Der Laugavegur ist ein rund 55 Kilometer langer Trail, der regelmäßig in den Listen der weltbesten Wanderwege aufgezählt wird. Nachdem ich ihn gelaufen bis, muss ich sagen: Absolut zurecht! Aber von vorn.
Für die meisten Wanderer startet das Abenteuer in der Hauptstadt Reykjavik. Mit einem geländegängigen Bus geht es für uns mit einer Handvoll weiterer Backpacker zum Startpunkt in Thorsmörk. Die Fahrt dauert rund vier Stunden. Gegen Ende schlängelt sich die Straße am Fuße des Eyjafjallajökull entlang - jener Vulkan, dessen Staubwolke im Jahr 2010 tagelang den europäischen Flugverkehr lahmlegte.
Nach einer frischen Nacht auf dem Zeltplatz in Thorsmörk - die Temperaturen sind selbst im Hochsommer nachts tief einstellig - geht es los. 55 Kilometer sind es von hier bis zum Zielort Landmannalaugar in nördlicher Richtung.
Der Laugavegur lässt sich auch entgegengesetzt laufen, von Norden nach Süden. Die allermeisten Wanderer machen das, weil es etwas mehr bergab geht. Wir haben in der Süd-Nord-Richtung zwar mehr Anstiege zu laufen, dafür sind wir aber den meisten Teil für uns und können die unzähligen Farben, Gerüche, Geräusche allein erleben.
Krüppelbirken und Eiswasser
Vermeintlich untypisch für Island führt der erste Kilometer durch einen kleinen Birkenwald. Aufgrund des Klimas wachsen die Bäume nicht besonders gerade. Kaum haben wir die letzten Bäumchen passiert, wartet ein eiskalter Gletscherfluss. Das Wasser hat selbst im Hochsommer, wenn man davon in Island überhaupt sprechen kann, nur etwas über 0 Grad. Dort müssen wir nun durch, samt 13 Kilo schwerem Rucksack. Die Füße schmerzen wie von tausenden Nadelstichen. Glücklicherweise hört das schnell wieder auf.
Der Weg führt uns danach in eine Vulkanlandschaft, durchzogen von kleinen Flussläufen. Die Lava-Asche knirscht unter den Sohlen, seit Tagen hat es nicht geregnet - ein seltenes Wanderglück auf Island.

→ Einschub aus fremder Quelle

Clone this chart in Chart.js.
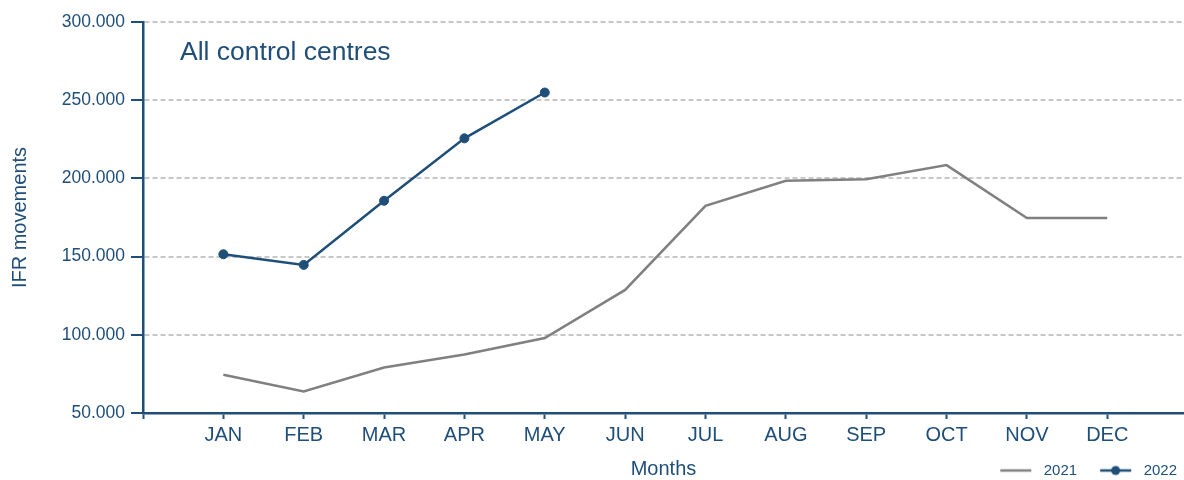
<!DOCTYPE html>
<html>
<head>
<meta charset="utf-8">
<script src="https://cdn.jsdelivr.net/npm/chart.js@4"></script>
<style>
  html, body { margin: 0; padding: 0; background: #ffffff; }
  #wrap { width: 1184px; height: 480px; }
</style>
</head>
<body>
<div id="wrap"><canvas id="c" width="1184" height="480"></canvas></div>
<script>
// ---- data ----
const chartTitle = 'All control centres';
const months = ['JAN', 'FEB', 'MAR', 'APR', 'MAY', 'JUN', 'JUL', 'AUG', 'SEP', 'OCT', 'NOV', 'DEC'];
const seriesNames = ['2021', '2022'];
const values2021 = [74400, 63800, 79100, 87400, 97900, 128700, 182500, 198500, 199400, 208500, 174700, 174700];
const values2022 = [151500, 144700, 185700, 225600, 254900];
const yMin = 50000;
const yMax = 300000;
const yStep = 50000;
const xTitle = 'Months';
const yTitle = 'IFR movements';

// ---- styling ----
const NAVY = '#1f4e79';
const GREY = '#808080';
const GRID = '#c8c8c8';
const FONT = "'Liberation Sans', Arial, Helvetica, sans-serif";

// month index positions: JAN = 1 ... DEC = 12, axis starts at 0 and runs a little past DEC
const toPoints = (arr) => arr.map((v, i) => ({ x: i + 1, y: v }));
const xAxisMax = 12.955;

function legendImage(color, withDot) {
  const c = document.createElement('canvas');
  c.width = 48; c.height = 12;
  const g = c.getContext('2d');
  g.strokeStyle = color;
  g.lineWidth = 2.5;
  g.beginPath();
  g.moveTo(12, 6); g.lineTo(43, 6);
  g.stroke();
  if (withDot) {
    g.fillStyle = color;
    g.beginPath();
    g.arc(27.5, 6, 4.5, 0, Math.PI * 2);
    g.fill();
  }
  return c;
}
const legendImgs = [legendImage(GREY, false), legendImage(NAVY, true)];

const fmt = (v) => String(v).replace(/\B(?=(\d{3})+(?!\d))/g, '.');

const titlePlugin = {
  id: 'innerTitle',
  afterDraw(chart) {
    const ctx = chart.ctx;
    ctx.save();
    ctx.font = '26.5px ' + FONT;
    ctx.fillStyle = NAVY;
    ctx.textAlign = 'left';
    ctx.textBaseline = 'alphabetic';
    ctx.fillText(chartTitle, 180, 59.5);
    ctx.restore();
  }
};

new Chart(document.getElementById('c'), {
  type: 'line',
  data: {
    datasets: [
      {
        label: seriesNames[0],
        data: toPoints(values2021),
        borderColor: GREY,
        backgroundColor: GREY,
        borderWidth: 2.5,
        pointRadius: 0,
        tension: 0
      },
      {
        label: seriesNames[1],
        data: toPoints(values2022),
        borderColor: NAVY,
        backgroundColor: NAVY,
        borderWidth: 2.5,
        pointRadius: 4.5,
        pointBorderWidth: 1,
        pointBackgroundColor: NAVY,
        pointBorderColor: NAVY,
        tension: 0
      }
    ]
  },
  options: {
    responsive: false,
    devicePixelRatio: 1,
    animation: false,
    layout: { autoPadding: false, padding: { top: 22, left: 0, right: -4, bottom: -8 } },
    plugins: {
      title: { display: false },
      tooltip: { enabled: false },
      legend: {
        display: true,
        position: 'bottom',
        align: 'end',
        labels: {
          usePointStyle: true,
          pointStyleWidth: 48,
          padding: 11,
          color: NAVY,
          font: { family: FONT, size: 15 },
          generateLabels(chart) {
            const items = Chart.defaults.plugins.legend.labels.generateLabels(chart);
            items.forEach((it, i) => { it.pointStyle = legendImgs[i]; it.fontColor = NAVY; });
            return items;
          }
        }
      }
    },
    scales: {
      x: {
        type: 'linear',
        min: 0,
        max: xAxisMax,
        afterFit(scale) { scale.height = 39; scale.paddingRight = 0; scale.paddingLeft = 0; },
        grid: {
          display: true,
          drawOnChartArea: false,
          drawTicks: true,
          tickLength: 6,
          tickWidth: 2,
          tickColor: NAVY,
          color: NAVY
        },
        border: { display: true, color: NAVY, width: 2.5 },
        ticks: {
          stepSize: 1,
          includeBounds: false,
          color: NAVY,
          padding: 4,
          maxRotation: 0,
          autoSkip: false,
          font: { family: FONT, size: 20 },
          callback: (v) => (Number.isInteger(v) && v >= 1 && v <= months.length) ? months[v - 1] : ''
        },
        title: {
          display: true,
          text: xTitle,
          color: NAVY,
          font: { family: FONT, size: 20 },
          padding: { top: 6, bottom: -29 }
        }
      },
      y: {
        min: yMin,
        max: yMax,
        afterFit(scale) { scale.width = 143; },
        ticks: {
          stepSize: yStep,
          color: NAVY,
          padding: 6,
          font: { family: FONT, size: 17.5 },
          callback: (v) => fmt(v)
        },
        grid: {
          display: true,
          drawOnChartArea: true,
          drawTicks: true,
          tickLength: 12,
          tickWidth: 2,
          tickColor: NAVY,
          lineWidth: 2,
          color: (ctx) => (ctx.tick && ctx.tick.value === yMin) ? 'rgba(0,0,0,0)' : GRID
        },
        border: { display: true, color: NAVY, width: 2.5, dash: [5, 3] },
        title: {
          display: true,
          text: yTitle,
          color: NAVY,
          font: { family: FONT, size: 20 },
          padding: { top: 8, bottom: 0 }
        }
      }
    }
  },
  plugins: [titlePlugin]
});
</script>
</body>
</html>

Die Asche-Landschaft scheint kein Ende zu nehmen, man geht und geht. Man versteht, warum in solchen Gebieten auf Island für Mondlandungen geübt wurde. Der Eyjafjallajökull, von dem wir eigentlich weg wandern, scheint nicht kleiner zu werden.
Irgendwann sehen wir viele bunte Zelte. Unser Campingplatz. Wer rechtzeitig bucht, kann in Hütten übernachten, ein paar Toiletten und Gletscherwasser fürs Zähneputzen stehen aber auch für Camper bereit.
Spuren der Zivilisation
Sommer auf Island heißt, dass es praktisch nicht dunkel wird. Die Sonne geht zu dieser Jahreszeit bereits um ungefähr 4 Uhr auf. Das schönste Geräusch, wenn man im Zelt aufwacht, ist die Stille. Denn das heißt: Es regnet nicht, perfekte Voraussetzung zum Wandern.
Von der Aschewüste in den Gebirgsfluss
Der zweite Wandertag beginnt wieder mit Asche - in allen denkbaren Grau- und Schwarzschattierungen. Es läuft sich schwer, wie auf einem Sandstrand. Man fühlt sich, als würde man nicht vorankommen, weil es über Kilometer identisch aussieht.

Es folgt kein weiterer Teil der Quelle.